* WRITTEN INSTRUCTION *
Reproduce the listing below character for character; drop every image.

* DATA FOR THE TASK *

[START]

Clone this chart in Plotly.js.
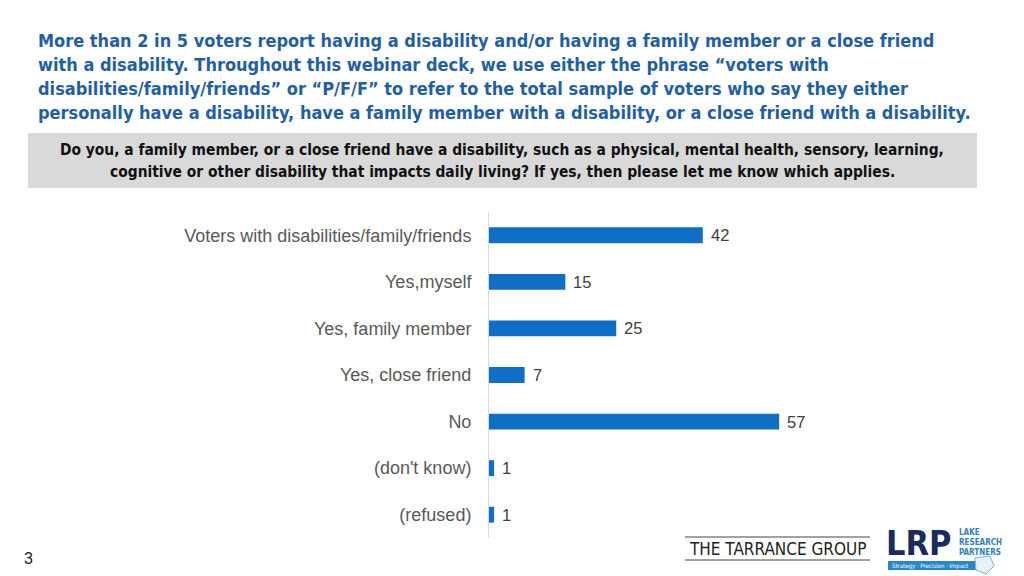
<!DOCTYPE html>
<html><head><meta charset="utf-8">
<script src="https://cdn.plot.ly/plotly-3.0.1.min.js"></script>
<style>html,body{margin:0;padding:0;background:#fff}#chart{width:1024px;height:576px}</style>
</head><body><div id="chart"></div>
<script>
const categories = ["Voters with disabilities/family/friends","Yes,myself","Yes, family member","Yes, close friend","No","(don't know)","(refused)"];
const values = [42,15,25,7,57,1,1];
const titleLines = [
 "More than 2 in 5 voters report having a disability and/or having a family member or a close friend",
 "with a disability. Throughout this webinar deck, we use either the phrase \u201cvoters with",
 "disabilities/family/friends\u201d or \u201cP/F/F\u201d to refer to the total sample of voters who say they either",
 "personally have a disability, have a family member with a disability, or a close friend with a disability."
];
const questionLines = [
 "Do you, a family member, or a close friend have a disability, such as a physical, mental health, sensory, learning,",
 "cognitive or other disability that impacts daily living? If yes, then please let me know which applies."
];
const pageNumber = "3";

const L=489,R=24,T=212,B=38,W=1024-L-R,H=576-T-B;
const X=p=>(p-L)/W, Y=p=>(576-B-p)/H;
const F="DejaVu Sans Condensed, Liberation Sans, sans-serif";
const ann=[];
titleLines.forEach((t,i)=>ann.push({xref:'paper',yref:'paper',x:X(36),y:Y(41+i*23.7),xanchor:'left',yanchor:'middle',showarrow:false,text:'<b>'+t+'</b>',font:{family:F,size:18,color:'#1f5fa6'}}));
questionLines.forEach((t,i)=>ann.push({xref:'paper',yref:'paper',x:X(502),y:Y(150+i*22),xanchor:'center',yanchor:'middle',showarrow:false,text:'<b>'+t+'</b>',font:{family:F,size:15.4,color:'#111'}}));
ann.push({xref:'paper',yref:'paper',x:X(28),y:Y(558),xanchor:'center',yanchor:'middle',showarrow:false,text:pageNumber,font:{family:'Liberation Sans',size:16,color:'#222'}});
ann.push({xref:'paper',yref:'paper',x:X(777),y:Y(549),xanchor:'center',yanchor:'middle',showarrow:false,text:'THE TARRANCE GROUP',font:{family:F,size:17,color:'#222'}});
ann.push({xref:'paper',yref:'paper',x:X(918),y:Y(543),xanchor:'center',yanchor:'middle',showarrow:false,text:'<b>LRP</b>',font:{family:F,size:34,color:'#1c2b5e'}});
['LAKE','RESEARCH','PARTNERS'].forEach((t,i)=>ann.push({xref:'paper',yref:'paper',x:X(957),y:Y(532+i*10),xanchor:'left',yanchor:'middle',showarrow:false,text:'<b>'+t+'</b>',font:{family:F,size:8,color:'#2f7fc1'}}));
ann.push({xref:'paper',yref:'paper',x:X(890),y:Y(565.5),xanchor:'left',yanchor:'middle',showarrow:false,text:'Strategy \u00b7 Precision \u00b7 Impact',font:{family:F,size:6,color:'#fff'}});
// value labels from data
categories.forEach((c,i)=>ann.push({xref:'x',yref:'y',x:values[i],y:c,xanchor:'left',yanchor:'middle',xshift:6,showarrow:false,text:String(values[i]),font:{family:'Liberation Sans',size:16.5,color:'#404040'}}));

const shapes=[
 {type:'rect',xref:'paper',yref:'paper',x0:X(28),x1:X(977),y0:Y(133),y1:Y(188),fillcolor:'#d9d9d9',line:{width:0},layer:'below'},
 {type:'line',xref:'paper',yref:'paper',x0:X(685),x1:X(870),y0:Y(537),y1:Y(537),line:{color:'#444',width:1}},
 {type:'line',xref:'paper',yref:'paper',x0:X(685),x1:X(870),y0:Y(560),y1:Y(560),line:{color:'#444',width:1}},
 {type:'rect',xref:'paper',yref:'paper',x0:X(888),x1:X(985),y0:Y(561),y1:Y(570),fillcolor:'#2a86c8',line:{width:0}},
 {type:'path',xref:'paper',yref:'paper',path:`M ${X(975)} ${Y(558)} L ${X(990)} ${Y(556)} L ${X(994)} ${Y(566)} L ${X(986)} ${Y(574)} L ${X(976)} ${Y(570)} Z`,fillcolor:'#e8f1fa',line:{color:'#7fb3de',width:1}}
];

Plotly.newPlot('chart',[{
 type:'bar',orientation:'h',y:categories,x:values,
 marker:{color:'#0f6fc6'},width:0.34,hoverinfo:'none'
}],{
 width:1024,height:576,margin:{l:L,r:R,t:T,b:B,pad:0},
 paper_bgcolor:'#fff',plot_bgcolor:'#fff',showlegend:false,
 xaxis:{range:[0,W/5.09],showgrid:false,zeroline:false,showticklabels:false,showline:false,fixedrange:true},
 yaxis:{autorange:'reversed',showgrid:false,zeroline:false,showline:true,linecolor:'#d9d9d9',linewidth:1,ticks:'',ticklabelstandoff:13,
   tickfont:{family:'Liberation Sans',size:18,color:'#595959'},fixedrange:true},
 annotations:ann,shapes:shapes
},{staticPlot:true});
</script></body></html>
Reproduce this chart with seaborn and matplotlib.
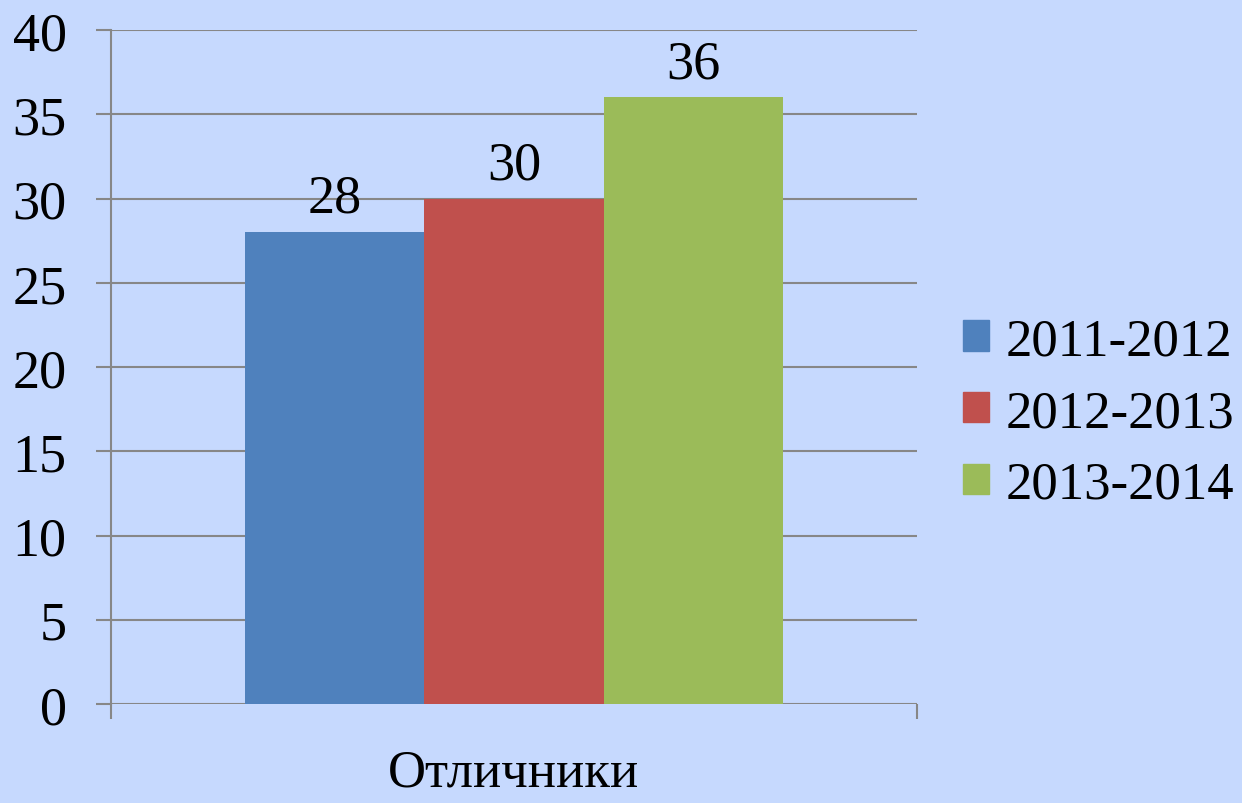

[END]

* RESPONSE *
Clone this chart in Plotly.js.
<!DOCTYPE html>
<html><head><meta charset="utf-8">
<script src="https://cdn.plot.ly/plotly-3.0.1.min.js"></script>
<style>html,body{margin:0;padding:0;background:#fff}#chart{width:1024px;height:576px}</style>
</head><body><div id="chart"></div>
<script>
const categories = ["Voters with disabilities/family/friends","Yes,myself","Yes, family member","Yes, close friend","No","(don't know)","(refused)"];
const values = [42,15,25,7,57,1,1];
const titleLines = [
 "More than 2 in 5 voters report having a disability and/or having a family member or a close friend",
 "with a disability. Throughout this webinar deck, we use either the phrase \u201cvoters with",
 "disabilities/family/friends\u201d or \u201cP/F/F\u201d to refer to the total sample of voters who say they either",
 "personally have a disability, have a family member with a disability, or a close friend with a disability."
];
const questionLines = [
 "Do you, a family member, or a close friend have a disability, such as a physical, mental health, sensory, learning,",
 "cognitive or other disability that impacts daily living? If yes, then please let me know which applies."
];
const pageNumber = "3";

const L=489,R=24,T=212,B=38,W=1024-L-R,H=576-T-B;
const X=p=>(p-L)/W, Y=p=>(576-B-p)/H;
const F="DejaVu Sans Condensed, Liberation Sans, sans-serif";
const ann=[];
titleLines.forEach((t,i)=>ann.push({xref:'paper',yref:'paper',x:X(36),y:Y(41+i*23.7),xanchor:'left',yanchor:'middle',showarrow:false,text:'<b>'+t+'</b>',font:{family:F,size:18,color:'#1f5fa6'}}));
questionLines.forEach((t,i)=>ann.push({xref:'paper',yref:'paper',x:X(502),y:Y(150+i*22),xanchor:'center',yanchor:'middle',showarrow:false,text:'<b>'+t+'</b>',font:{family:F,size:15.4,color:'#111'}}));
ann.push({xref:'paper',yref:'paper',x:X(28),y:Y(558),xanchor:'center',yanchor:'middle',showarrow:false,text:pageNumber,font:{family:'Liberation Sans',size:16,color:'#222'}});
ann.push({xref:'paper',yref:'paper',x:X(777),y:Y(549),xanchor:'center',yanchor:'middle',showarrow:false,text:'THE TARRANCE GROUP',font:{family:F,size:17,color:'#222'}});
ann.push({xref:'paper',yref:'paper',x:X(918),y:Y(543),xanchor:'center',yanchor:'middle',showarrow:false,text:'<b>LRP</b>',font:{family:F,size:34,color:'#1c2b5e'}});
['LAKE','RESEARCH','PARTNERS'].forEach((t,i)=>ann.push({xref:'paper',yref:'paper',x:X(957),y:Y(532+i*10),xanchor:'left',yanchor:'middle',showarrow:false,text:'<b>'+t+'</b>',font:{family:F,size:8,color:'#2f7fc1'}}));
ann.push({xref:'paper',yref:'paper',x:X(890),y:Y(565.5),xanchor:'left',yanchor:'middle',showarrow:false,text:'Strategy \u00b7 Precision \u00b7 Impact',font:{family:F,size:6,color:'#fff'}});
// value labels from data
categories.forEach((c,i)=>ann.push({xref:'x',yref:'y',x:values[i],y:c,xanchor:'left',yanchor:'middle',xshift:6,showarrow:false,text:String(values[i]),font:{family:'Liberation Sans',size:16.5,color:'#404040'}}));

const shapes=[
 {type:'rect',xref:'paper',yref:'paper',x0:X(28),x1:X(977),y0:Y(133),y1:Y(188),fillcolor:'#d9d9d9',line:{width:0},layer:'below'},
 {type:'line',xref:'paper',yref:'paper',x0:X(685),x1:X(870),y0:Y(537),y1:Y(537),line:{color:'#444',width:1}},
 {type:'line',xref:'paper',yref:'paper',x0:X(685),x1:X(870),y0:Y(560),y1:Y(560),line:{color:'#444',width:1}},
 {type:'rect',xref:'paper',yref:'paper',x0:X(888),x1:X(985),y0:Y(561),y1:Y(570),fillcolor:'#2a86c8',line:{width:0}},
 {type:'path',xref:'paper',yref:'paper',path:`M ${X(975)} ${Y(558)} L ${X(990)} ${Y(556)} L ${X(994)} ${Y(566)} L ${X(986)} ${Y(574)} L ${X(976)} ${Y(570)} Z`,fillcolor:'#e8f1fa',line:{color:'#7fb3de',width:1}}
];

Plotly.newPlot('chart',[{
 type:'bar',orientation:'h',y:categories,x:values,
 marker:{color:'#0f6fc6'},width:0.34,hoverinfo:'none'
}],{
 width:1024,height:576,margin:{l:L,r:R,t:T,b:B,pad:0},
 paper_bgcolor:'#fff',plot_bgcolor:'#fff',showlegend:false,
 xaxis:{range:[0,W/5.09],showgrid:false,zeroline:false,showticklabels:false,showline:false,fixedrange:true},
 yaxis:{autorange:'reversed',showgrid:false,zeroline:false,showline:true,linecolor:'#d9d9d9',linewidth:1,ticks:'',ticklabelstandoff:13,
   tickfont:{family:'Liberation Sans',size:18,color:'#595959'},fixedrange:true},
 annotations:ann,shapes:shapes
},{staticPlot:true});
</script></body></html>
Reproduce this chart with seaborn and matplotlib.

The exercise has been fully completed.